WHAT YOU SHOULD DO – Search the material for the string "this" and copy each line where it occurs.

MATERIAL PROVIDED –
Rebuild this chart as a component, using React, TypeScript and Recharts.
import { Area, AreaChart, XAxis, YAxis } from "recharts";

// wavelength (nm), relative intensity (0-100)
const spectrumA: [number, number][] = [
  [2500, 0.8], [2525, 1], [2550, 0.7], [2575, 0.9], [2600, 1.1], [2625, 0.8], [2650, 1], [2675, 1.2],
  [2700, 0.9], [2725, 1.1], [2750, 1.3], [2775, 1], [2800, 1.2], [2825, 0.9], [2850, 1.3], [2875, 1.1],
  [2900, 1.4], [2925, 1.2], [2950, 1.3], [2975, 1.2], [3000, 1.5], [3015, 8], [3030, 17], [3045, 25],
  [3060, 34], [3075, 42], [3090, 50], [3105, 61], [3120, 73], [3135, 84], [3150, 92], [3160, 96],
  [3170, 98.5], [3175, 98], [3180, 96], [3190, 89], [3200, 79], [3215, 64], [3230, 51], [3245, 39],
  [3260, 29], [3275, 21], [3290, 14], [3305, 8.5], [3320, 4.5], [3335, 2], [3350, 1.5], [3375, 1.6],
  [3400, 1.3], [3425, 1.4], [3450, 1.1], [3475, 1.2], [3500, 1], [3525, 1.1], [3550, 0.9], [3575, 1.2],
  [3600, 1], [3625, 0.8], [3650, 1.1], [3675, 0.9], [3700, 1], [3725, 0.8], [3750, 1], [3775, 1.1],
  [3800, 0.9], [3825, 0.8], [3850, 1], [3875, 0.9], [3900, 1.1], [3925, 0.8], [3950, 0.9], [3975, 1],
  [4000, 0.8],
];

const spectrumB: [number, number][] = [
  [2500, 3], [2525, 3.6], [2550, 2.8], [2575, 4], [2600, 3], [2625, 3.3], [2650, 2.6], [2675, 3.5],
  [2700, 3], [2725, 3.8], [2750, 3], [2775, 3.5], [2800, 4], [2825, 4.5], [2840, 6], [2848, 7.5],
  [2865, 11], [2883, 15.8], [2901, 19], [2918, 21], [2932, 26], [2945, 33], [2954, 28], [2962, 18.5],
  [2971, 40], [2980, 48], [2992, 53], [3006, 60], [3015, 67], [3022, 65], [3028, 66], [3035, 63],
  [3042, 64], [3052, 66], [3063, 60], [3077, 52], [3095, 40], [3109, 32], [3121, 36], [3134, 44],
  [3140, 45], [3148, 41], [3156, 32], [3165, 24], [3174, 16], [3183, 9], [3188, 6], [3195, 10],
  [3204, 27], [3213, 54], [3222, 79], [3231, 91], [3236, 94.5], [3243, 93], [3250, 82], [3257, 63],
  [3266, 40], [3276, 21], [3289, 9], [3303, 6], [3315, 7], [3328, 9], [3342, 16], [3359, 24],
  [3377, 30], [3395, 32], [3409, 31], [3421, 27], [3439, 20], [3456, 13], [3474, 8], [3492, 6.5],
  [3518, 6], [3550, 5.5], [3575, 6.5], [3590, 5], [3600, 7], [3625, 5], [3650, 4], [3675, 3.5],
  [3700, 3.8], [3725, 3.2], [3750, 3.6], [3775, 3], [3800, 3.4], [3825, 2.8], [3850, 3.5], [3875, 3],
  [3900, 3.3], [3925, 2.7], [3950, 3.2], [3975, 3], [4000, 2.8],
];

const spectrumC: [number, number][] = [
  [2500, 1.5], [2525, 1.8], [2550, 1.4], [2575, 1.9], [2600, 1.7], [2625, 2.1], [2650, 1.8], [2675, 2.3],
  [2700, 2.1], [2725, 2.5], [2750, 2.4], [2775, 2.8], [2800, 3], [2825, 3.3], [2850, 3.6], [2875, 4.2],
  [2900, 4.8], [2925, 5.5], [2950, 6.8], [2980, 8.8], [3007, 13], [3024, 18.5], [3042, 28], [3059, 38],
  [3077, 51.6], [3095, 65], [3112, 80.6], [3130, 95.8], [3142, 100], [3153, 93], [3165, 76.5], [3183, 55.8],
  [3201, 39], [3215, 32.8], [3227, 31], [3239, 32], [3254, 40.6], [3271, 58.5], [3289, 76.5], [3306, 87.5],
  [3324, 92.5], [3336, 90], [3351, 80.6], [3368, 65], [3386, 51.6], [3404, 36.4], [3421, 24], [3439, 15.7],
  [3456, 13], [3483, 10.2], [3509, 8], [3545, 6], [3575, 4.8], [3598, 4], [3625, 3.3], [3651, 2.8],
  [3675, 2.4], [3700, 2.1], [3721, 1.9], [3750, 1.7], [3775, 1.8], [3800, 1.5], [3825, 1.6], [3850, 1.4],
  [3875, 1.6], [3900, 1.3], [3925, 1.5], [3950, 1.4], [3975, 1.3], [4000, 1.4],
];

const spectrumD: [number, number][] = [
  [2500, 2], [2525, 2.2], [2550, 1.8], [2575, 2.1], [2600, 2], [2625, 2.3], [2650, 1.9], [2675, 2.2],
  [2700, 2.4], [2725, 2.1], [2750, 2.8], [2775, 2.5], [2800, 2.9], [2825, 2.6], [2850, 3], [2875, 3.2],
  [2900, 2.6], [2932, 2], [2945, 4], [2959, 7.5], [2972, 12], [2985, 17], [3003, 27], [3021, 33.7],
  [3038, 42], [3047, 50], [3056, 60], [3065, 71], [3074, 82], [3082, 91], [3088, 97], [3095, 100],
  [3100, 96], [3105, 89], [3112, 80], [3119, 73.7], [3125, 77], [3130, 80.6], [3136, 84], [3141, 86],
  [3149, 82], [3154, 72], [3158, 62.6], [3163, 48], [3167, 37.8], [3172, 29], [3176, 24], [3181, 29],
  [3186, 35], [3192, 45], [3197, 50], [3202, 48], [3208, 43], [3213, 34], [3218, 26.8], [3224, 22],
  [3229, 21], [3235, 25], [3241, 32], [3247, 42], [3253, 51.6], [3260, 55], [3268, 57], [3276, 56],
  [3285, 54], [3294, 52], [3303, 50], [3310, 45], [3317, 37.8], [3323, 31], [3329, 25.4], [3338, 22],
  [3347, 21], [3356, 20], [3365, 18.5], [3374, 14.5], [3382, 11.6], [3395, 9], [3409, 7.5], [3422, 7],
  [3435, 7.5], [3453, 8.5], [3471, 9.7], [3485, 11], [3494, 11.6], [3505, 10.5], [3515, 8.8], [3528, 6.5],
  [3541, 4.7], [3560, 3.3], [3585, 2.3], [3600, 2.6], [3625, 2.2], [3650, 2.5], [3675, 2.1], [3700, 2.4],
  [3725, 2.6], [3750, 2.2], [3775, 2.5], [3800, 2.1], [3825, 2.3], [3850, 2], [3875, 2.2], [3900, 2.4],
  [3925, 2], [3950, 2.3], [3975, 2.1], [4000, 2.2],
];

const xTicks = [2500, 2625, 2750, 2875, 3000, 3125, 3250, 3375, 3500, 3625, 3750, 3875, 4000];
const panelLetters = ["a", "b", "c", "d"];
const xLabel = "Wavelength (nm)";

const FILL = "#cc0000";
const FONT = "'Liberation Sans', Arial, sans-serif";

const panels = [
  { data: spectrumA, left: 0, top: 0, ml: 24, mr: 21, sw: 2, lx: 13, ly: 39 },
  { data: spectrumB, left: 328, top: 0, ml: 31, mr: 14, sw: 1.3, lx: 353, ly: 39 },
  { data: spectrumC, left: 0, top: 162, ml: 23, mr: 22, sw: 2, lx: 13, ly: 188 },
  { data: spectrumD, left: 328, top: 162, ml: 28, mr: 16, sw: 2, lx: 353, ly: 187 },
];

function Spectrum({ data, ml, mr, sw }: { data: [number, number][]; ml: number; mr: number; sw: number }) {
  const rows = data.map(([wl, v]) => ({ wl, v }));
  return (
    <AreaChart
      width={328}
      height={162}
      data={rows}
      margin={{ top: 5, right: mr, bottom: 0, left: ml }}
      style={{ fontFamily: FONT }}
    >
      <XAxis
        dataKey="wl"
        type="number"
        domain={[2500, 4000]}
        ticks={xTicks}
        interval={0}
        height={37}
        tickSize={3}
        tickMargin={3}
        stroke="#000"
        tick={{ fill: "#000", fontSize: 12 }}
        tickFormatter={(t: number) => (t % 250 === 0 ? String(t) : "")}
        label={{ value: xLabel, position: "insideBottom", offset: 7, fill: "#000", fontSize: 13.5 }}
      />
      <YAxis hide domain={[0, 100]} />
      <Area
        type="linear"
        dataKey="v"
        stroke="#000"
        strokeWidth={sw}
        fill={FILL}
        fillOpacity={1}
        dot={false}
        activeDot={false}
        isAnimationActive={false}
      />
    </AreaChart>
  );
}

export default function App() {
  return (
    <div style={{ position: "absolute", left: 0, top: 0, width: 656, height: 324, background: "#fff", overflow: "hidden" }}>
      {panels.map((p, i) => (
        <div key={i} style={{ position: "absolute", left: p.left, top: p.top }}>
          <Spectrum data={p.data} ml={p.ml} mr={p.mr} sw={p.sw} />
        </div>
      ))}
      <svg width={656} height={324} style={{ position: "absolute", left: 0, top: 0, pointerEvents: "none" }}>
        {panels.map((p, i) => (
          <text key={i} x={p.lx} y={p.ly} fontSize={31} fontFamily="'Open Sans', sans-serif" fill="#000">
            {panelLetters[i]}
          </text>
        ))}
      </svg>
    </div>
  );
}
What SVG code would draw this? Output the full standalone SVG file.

TASK RESPONSE –
Rebuild this chart as a component, using React, TypeScript and Recharts.
What SVG code would draw this? Output the full standalone SVG file.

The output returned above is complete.